(SUPPLIED DATA):

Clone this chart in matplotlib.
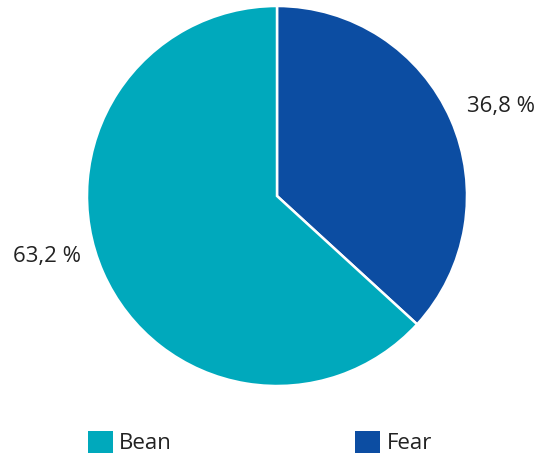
import matplotlib.pyplot as plt
from matplotlib.patches import Patch

labels = ['Fear', 'Bean']
shares = [36.8, 63.2]
colors = ['#0C4DA2', '#00A9BC']
pct_text = ['36,8 %', '63,2 %']

plt.rcParams['font.family'] = ['Open Sans', 'DejaVu Sans']

fig = plt.figure(figsize=(5.41, 4.58), dpi=100)
ax = fig.add_axes([87 / 541, 72 / 458, 380 / 541, 380 / 458])

wedges, _ = ax.pie(shares, colors=colors, startangle=90, counterclock=False,
                   radius=1, wedgeprops=dict(edgecolor='white', linewidth=1.8))
ax.set_xlim(-1, 1)
ax.set_ylim(-1, 1)
ax.set_aspect('equal')

# percentage labels outside the pie
ax.text(1.18, 0.47, pct_text[0], ha='center', va='center', fontsize=16, color='#222222')
ax.text(-1.21, -0.32, pct_text[1], ha='center', va='center', fontsize=16, color='#222222')

handles = [Patch(facecolor=colors[1], label=labels[1]),
           Patch(facecolor=colors[0], label=labels[0])]
fig.legend(handles=handles, ncol=2, loc='lower left', bbox_to_anchor=(0.126, -0.036),
           frameon=False, fontsize=16, handlelength=1.1, handleheight=1.1,
           handletextpad=0.3, columnspacing=8.25, labelcolor='#222222')

fig.savefig('out.png', dpi=100)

(INSTRUCTIONS FOR THE TASK):
Quote the material in full and exactly; do not carry over its pictures.

(COMPLETED EXERCISE):
Clone this chart in matplotlib.
import matplotlib.pyplot as plt
from matplotlib.patches import Patch

labels = ['Fear', 'Bean']
shares = [36.8, 63.2]
colors = ['#0C4DA2', '#00A9BC']
pct_text = ['36,8 %', '63,2 %']

plt.rcParams['font.family'] = ['Open Sans', 'DejaVu Sans']

fig = plt.figure(figsize=(5.41, 4.58), dpi=100)
ax = fig.add_axes([87 / 541, 72 / 458, 380 / 541, 380 / 458])

wedges, _ = ax.pie(shares, colors=colors, startangle=90, counterclock=False,
                   radius=1, wedgeprops=dict(edgecolor='white', linewidth=1.8))
ax.set_xlim(-1, 1)
ax.set_ylim(-1, 1)
ax.set_aspect('equal')

# percentage labels outside the pie
ax.text(1.18, 0.47, pct_text[0], ha='center', va='center', fontsize=16, color='#222222')
ax.text(-1.21, -0.32, pct_text[1], ha='center', va='center', fontsize=16, color='#222222')

handles = [Patch(facecolor=colors[1], label=labels[1]),
           Patch(facecolor=colors[0], label=labels[0])]
fig.legend(handles=handles, ncol=2, loc='lower left', bbox_to_anchor=(0.126, -0.036),
           frameon=False, fontsize=16, handlelength=1.1, handleheight=1.1,
           handletextpad=0.3, columnspacing=8.25, labelcolor='#222222')

fig.savefig('out.png', dpi=100)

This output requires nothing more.